The **memory(***#***)** option limits the amount of memory that **exlogistic** will
consume when computing the conditional distribution of the parameter
sufficient statistics. **memory()** is independent of the data maximum
memory setting (see **set max_memory** in **[D] memory**), and it is possible for
**exlogistic** to exceed the memory limit specified in **set max_memory** without
terminating. By default, a log is provided that displays the number of
enumerations (the size of the conditional distribution) after processing
each observation.
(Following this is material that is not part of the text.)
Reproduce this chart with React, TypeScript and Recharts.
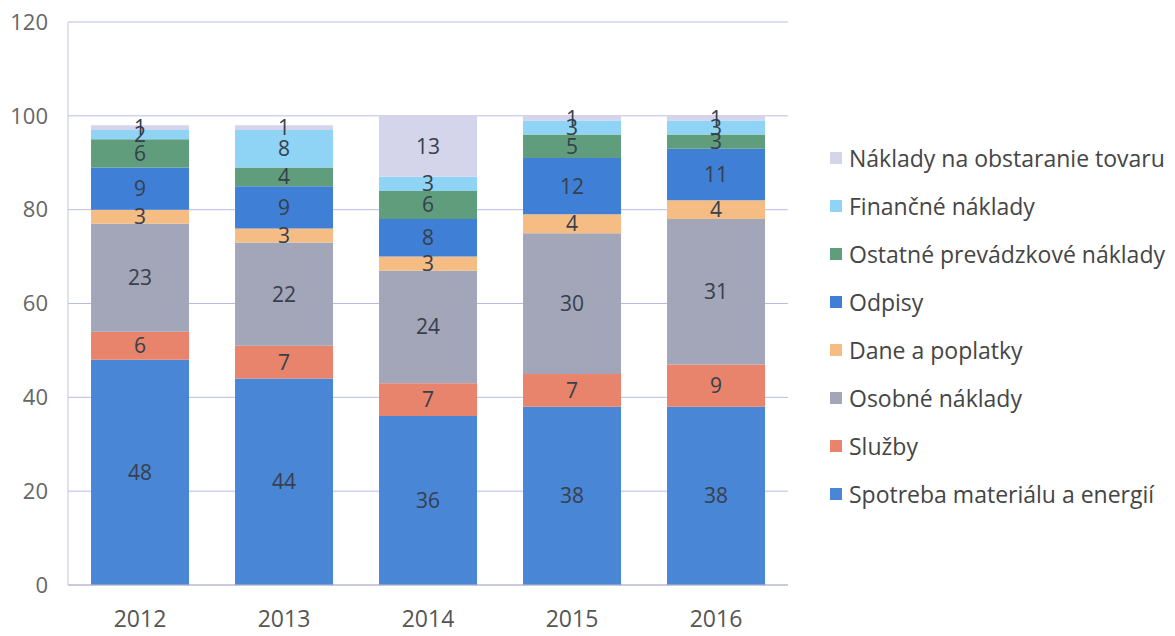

Typically, you will see the number of enumerations
increase, and then at some point they will decrease as the multivariate
shift algorithm (Hirji, Mehta, and Patel 1987) determines that some of
the enumerations cannot achieve the observed sufficient statistics of the
conditioning variables. When the algorithm is complete, however, it is
necessary to store the conditional distribution of the parameter
sufficient statistics as a dataset. It is possible, therefore, to get a
memory error when the algorithm has completed if there is not enough
memory to store the conditional distribution.

__Examples__

Setup
**. webuse hiv1**

Perform exact logistic regression of **hiv** on **cd4** and **cd8**
**. exlogistic hiv cd4 cd8**

Replay results, but report estimated coefficients rather than odds ratios
**. exlogistic, coef**

Replay results and report conditional scores test
**. exlogistic, test(score)**

__Stored results__

**exlogistic** stores the following in **e()**:

Scalars
**e(N)** number of observations
**e(k_groups)** number of groups
**e(n_possible)** number of distinct possible outcomes where
**sum(sufficient)** equals observed **e(sufficient)**
**e(n_trials)** binomial number-of-trials parameter
**e(sum_y)** sum of *depvar*
**e(k_indvars)** number of independent variables
**e(k_terms)** number of model terms
**e(k_condvars)** number of conditioning variables
**e(condcons)** conditioned on the constant(s) indicator
**e(midp)** mid-p-value rule indicator
**e(eps)** relative difference tolerance

Macros
**e(cmd)** **exlogistic**
**e(cmdline)** command as typed
**e(title)** title in estimation output
**e(depvar)** name of dependent variable
**e(indvars)** independent variables
**e(condvars)** conditional variables
**e(groupvar)** group variable
**e(binomial)** binomial number-of-trials variable
**e(terms)** term names set in option **terms()**
**e(level)** confidence level
**e(wtype)** weight type
**e(wexp)** weight expression
**e(datasignature)** the checksum
**e(datasignaturevars)** variables used in calculation of checksum
**e(properties)** **b**
**e(estat_cmd)** program used to implement **estat**
**e(marginsnotok)** predictions disallowed by **margins**

Matrices
**e(b)** coefficient vector
**e(mue_indicators)** indicator for elements of **e(b)** estimated using
MUE instead of CMLE
**e(se)** **e(b)** standard errors (CMLEs only)
**e(ci)** matrix of **e(level)** confidence intervals for **e(b)**
**e(sum_y_groups)** sum of **e(depvar)** for each group
**e(N_g)** number of observations in each group
**e(sufficient)** sufficient statistics for **e(b)**
**e(p_sufficient)** p-value for **e(sufficient)**
**e(scoretest)** conditional scores tests for *indepvars*
**e(p_scoretest)** p-value for **e(scoretest)**
**e(probtest)** conditional probabilities tests for *indepvars*
**e(p_probtest)** p-value for **e(probtest)**
**e(scoretest_m)** conditional scores tests for model terms
**e(p_scoretest_m)** p-value for **e(scoretest_m)**
**e(probtest_m)** conditional probabilities tests for model terms
**e(p_probtest_m)** p-value for **e(probtest_m)**

Function
**e(sample)** marks estimation sample

__Reference__

Hirji, K. F., C. R. Mehta, and N. R. Patel. 1987. Computing
distributions for exact logistic regression. *Journal of the American*
*Statistical Association* 82: 1110-1117.